THE EXERCISE:
Go through the material and write it all out exactly, minus the pictures.

#### COLLECTED MATERIAL ####

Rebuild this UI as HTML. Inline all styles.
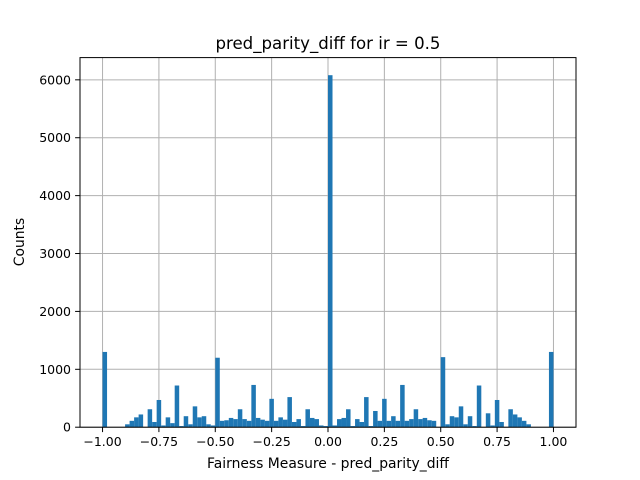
<!DOCTYPE html>
<html><head><meta charset="utf-8"><style>
body{margin:0;background:#fff;}
svg{display:block;font-family:"DejaVu Sans","Liberation Sans",sans-serif;}
</style></head><body>
<svg id="chart" width="640" height="480" viewBox="0 0 640 480" xmlns="http://www.w3.org/2000/svg">
<rect x="0" y="0" width="640" height="480" fill="#fff"/>
<text x="328" y="49" font-size="16.6" text-anchor="middle">pred_parity_diff for ir = 0.5</text>
<text x="328" y="468" font-size="13.9" text-anchor="middle">Fairness Measure - pred_parity_diff</text>
<text transform="translate(24,242) rotate(-90)" font-size="13.9" text-anchor="middle">Counts</text>
<g id="grid"></g><g id="bars"></g><g id="axes"></g>
</svg>
<script>
const binStart = -1.0;
const binWidth = 0.02;
const counts = [1300,0,0,0,0,50,110,170,220,0,310,90,470,30,170,70,720,20,190,50,360,170,190,50,30,
1200,110,120,160,140,310,140,110,730,160,130,110,490,110,170,130,520,90,140,20,310,160,140,30,20,
6080,30,140,160,310,20,140,90,520,20,280,110,490,110,190,110,730,110,140,310,140,160,120,110,0,
1210,50,190,170,360,50,190,20,720,0,240,30,470,90,0,310,220,170,110,50,0,0,0,0,1300];
const xTicks = [-1.0,-0.75,-0.5,-0.25,0.0,0.25,0.5,0.75,1.0];
const xTickLabels = ["−1.00","−0.75","−0.50","−0.25","0.00","0.25","0.50","0.75","1.00"];
const yTicks = [0,1000,2000,3000,4000,5000,6000];
const NS="http://www.w3.org/2000/svg";
const L=80,R=576,T=57.6,B=427.2;
const xMin=-1.1,xMax=1.1,yMax=Math.max(...counts)*1.05;
const sx=v=>L+(v-xMin)/(xMax-xMin)*(R-L);
const sy=v=>B-v/yMax*(B-T);
function mk(tag,attrs,parent){const e=document.createElementNS(NS,tag);for(const k in attrs)e.setAttribute(k,attrs[k]);parent.appendChild(e);return e;}
const grid=document.getElementById('grid'),bars=document.getElementById('bars'),axes=document.getElementById('axes');
xTicks.forEach((t,i)=>{
 const x=sx(t);
 const g=mk('line',{x1:x,x2:x,y1:T,y2:B,stroke:'#b0b0b0','stroke-width':1},grid);
 
 
 const tk=mk('line',{x1:x,x2:x,y1:B,y2:B+4.9,stroke:'#000','stroke-width':1},axes);
 
 
 const lb=mk('text',{x:x,y:B+19,'font-size':12.5,'text-anchor':'middle'},axes);
 lb.textContent=xTickLabels[i];
 
 
});
yTicks.forEach(t=>{
 const y=sy(t);
 const g=mk('line',{x1:L,x2:R,y1:y,y2:y,stroke:'#b0b0b0','stroke-width':1},grid);
 
 
 const tk=mk('line',{x1:L-4.9,x2:L,y1:y,y2:y,stroke:'#000','stroke-width':1},axes);
 
 
 const lb=mk('text',{x:L-9,y:y+4.5,'font-size':12.5,'text-anchor':'end'},axes);
 lb.textContent=String(t);
 
 
});
counts.forEach((c,i)=>{
 if(c<=0)return;
 const x0=sx(binStart+i*binWidth),x1=sx(binStart+(i+1)*binWidth);
 const r=mk('rect',{x:x0,y:sy(c),width:x1-x0,height:B-sy(c),fill:'#1f77b4'},bars);
 
 
});
const fr=mk('rect',{x:L,y:T,width:R-L,height:B-T,fill:'none',stroke:'#000','stroke-width':1},axes);


</script>
</body></html>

####

SOLUTION FOR THIS TASK:
Rebuild this UI as HTML. Inline all styles.
<!DOCTYPE html>
<html><head><meta charset="utf-8"><style>
body{margin:0;background:#fff;}
svg{display:block;font-family:"DejaVu Sans","Liberation Sans",sans-serif;}
</style></head><body>
<svg id="chart" width="640" height="480" viewBox="0 0 640 480" xmlns="http://www.w3.org/2000/svg">
<rect x="0" y="0" width="640" height="480" fill="#fff"/>
<text x="328" y="49" font-size="16.6" text-anchor="middle">pred_parity_diff for ir = 0.5</text>
<text x="328" y="468" font-size="13.9" text-anchor="middle">Fairness Measure - pred_parity_diff</text>
<text transform="translate(24,242) rotate(-90)" font-size="13.9" text-anchor="middle">Counts</text>
<g id="grid"></g><g id="bars"></g><g id="axes"></g>
</svg>
<script>
const binStart = -1.0;
const binWidth = 0.02;
const counts = [1300,0,0,0,0,50,110,170,220,0,310,90,470,30,170,70,720,20,190,50,360,170,190,50,30,
1200,110,120,160,140,310,140,110,730,160,130,110,490,110,170,130,520,90,140,20,310,160,140,30,20,
6080,30,140,160,310,20,140,90,520,20,280,110,490,110,190,110,730,110,140,310,140,160,120,110,0,
1210,50,190,170,360,50,190,20,720,0,240,30,470,90,0,310,220,170,110,50,0,0,0,0,1300];
const xTicks = [-1.0,-0.75,-0.5,-0.25,0.0,0.25,0.5,0.75,1.0];
const xTickLabels = ["−1.00","−0.75","−0.50","−0.25","0.00","0.25","0.50","0.75","1.00"];
const yTicks = [0,1000,2000,3000,4000,5000,6000];
const NS="http://www.w3.org/2000/svg";
const L=80,R=576,T=57.6,B=427.2;
const xMin=-1.1,xMax=1.1,yMax=Math.max(...counts)*1.05;
const sx=v=>L+(v-xMin)/(xMax-xMin)*(R-L);
const sy=v=>B-v/yMax*(B-T);
function mk(tag,attrs,parent){const e=document.createElementNS(NS,tag);for(const k in attrs)e.setAttribute(k,attrs[k]);parent.appendChild(e);return e;}
const grid=document.getElementById('grid'),bars=document.getElementById('bars'),axes=document.getElementById('axes');
xTicks.forEach((t,i)=>{
 const x=sx(t);
 const g=mk('line',{x1:x,x2:x,y1:T,y2:B,stroke:'#b0b0b0','stroke-width':1},grid);
 
 
 const tk=mk('line',{x1:x,x2:x,y1:B,y2:B+4.9,stroke:'#000','stroke-width':1},axes);
 
 
 const lb=mk('text',{x:x,y:B+19,'font-size':12.5,'text-anchor':'middle'},axes);
 lb.textContent=xTickLabels[i];
 
 
});
yTicks.forEach(t=>{
 const y=sy(t);
 const g=mk('line',{x1:L,x2:R,y1:y,y2:y,stroke:'#b0b0b0','stroke-width':1},grid);
 
 
 const tk=mk('line',{x1:L-4.9,x2:L,y1:y,y2:y,stroke:'#000','stroke-width':1},axes);
 
 
 const lb=mk('text',{x:L-9,y:y+4.5,'font-size':12.5,'text-anchor':'end'},axes);
 lb.textContent=String(t);
 
 
});
counts.forEach((c,i)=>{
 if(c<=0)return;
 const x0=sx(binStart+i*binWidth),x1=sx(binStart+(i+1)*binWidth);
 const r=mk('rect',{x:x0,y:sy(c),width:x1-x0,height:B-sy(c),fill:'#1f77b4'},bars);
 
 
});
const fr=mk('rect',{x:L,y:T,width:R-L,height:B-T,fill:'none',stroke:'#000','stroke-width':1},axes);


</script>
</body></html>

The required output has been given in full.